MANS, an NGO in Montenegro that works actively to fight against corruption, said it has filed a claim against President Milo Djukanovic and several other businessmen and politicians who it accused of abusing their positions to gain illegal profit from the privatisation of power firm EPCG.
A majority stake in EPCG was sold to Italy’s A2A in 2009. Following the Italian company’s disagreement with the government, which was the other major shareholder, A2A decided to exit EPCG in July 2017.
According to MANS, in 2009 a criminal group, organised and managed by Djkanovic and Branimir Gvozdenovic, current parliament deputy speaker, arranged the sale of a stake in EPCG at a lower price to A2A. At the time, Djukanovic was prime minister and Gvozdenovic was in charge of the privatisation.
MANS claims that EPCG’s shareholders lost €170mn from the sale of the stake. It provided no details on the exact involvement of Djukanovic in its press release.
The claim was filed at a time when Djukanovic is under pressure from a series of thousands-strong opposition protests, with demonstrators accusing the government of corruption and abuse of power. They follow accusations of corruption levelled at Djukanovic by the owner of two local banks, claims that have been denied by the president and ruling party.
This is not the first time MANS has pushed for an investigation related to EPCG and A2A.
Previously, the prosecution launched an investigation following a case initiated by MANS over EPCG’s plans to buy stakes held by A2A and Aco Djukanovic, the president's brother, in the Rudnik Uglja coal mine. The NGO accused A2A of bribing EPCG managers to present and defend a proposal for the sale of A2A’s stake in the coal mine to EPCG.
In 2016, the special prosecution launched an investigation into several managers of EPCG in connection to the consultancy contracts with A2A. The contracts allegedly led to excessive costs for the power monopoly and were signed in violation of its procedures and of Montenegro’s laws. The contracts were worth more than €11mn.
In November 2017, A2A returned the €4.34mn it had been paid on the contracts and dropped plans to file a complaint against Montenegro over the remaining €7.75mn.

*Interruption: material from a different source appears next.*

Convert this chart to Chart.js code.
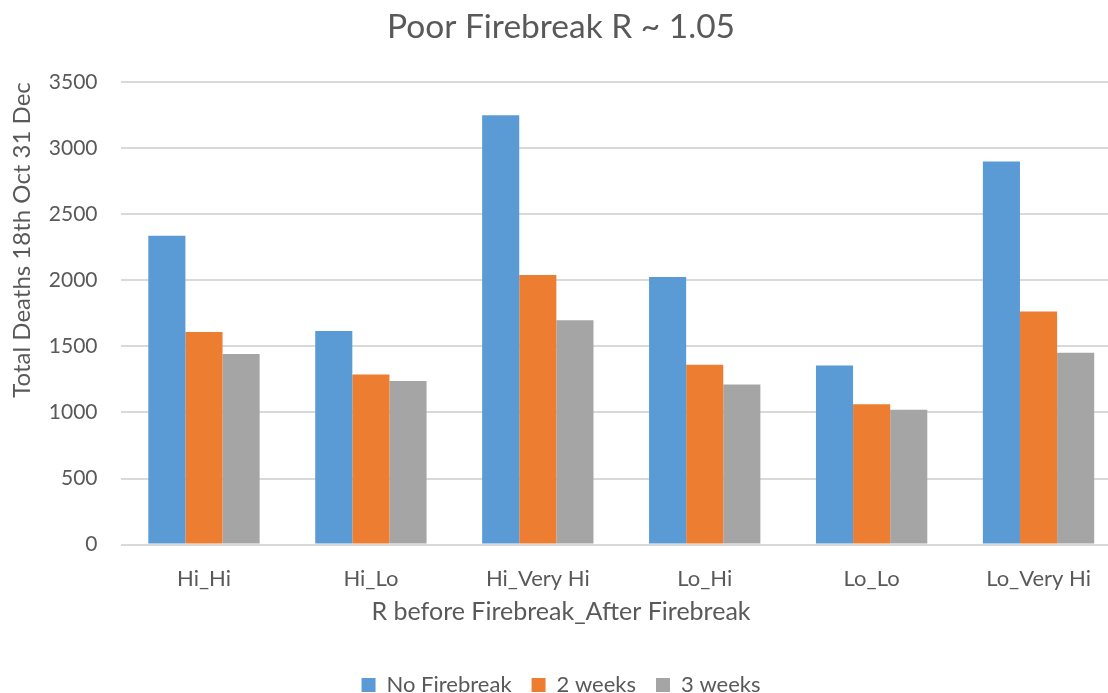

Among those investigated were EPCG’s former financial directors, Flavio Bianco and Massimo Sala, as well as a former executive director – all of them A2A’s representatives on the power firm’s management board. The special prosecution was also investigating Goran Rodic, a local lawyer it suspected of organising a criminal group along with top managers of A2A with the aim of instigating bribery. It added no details. However, in January 2018 the investigation was ended and no charges were filed.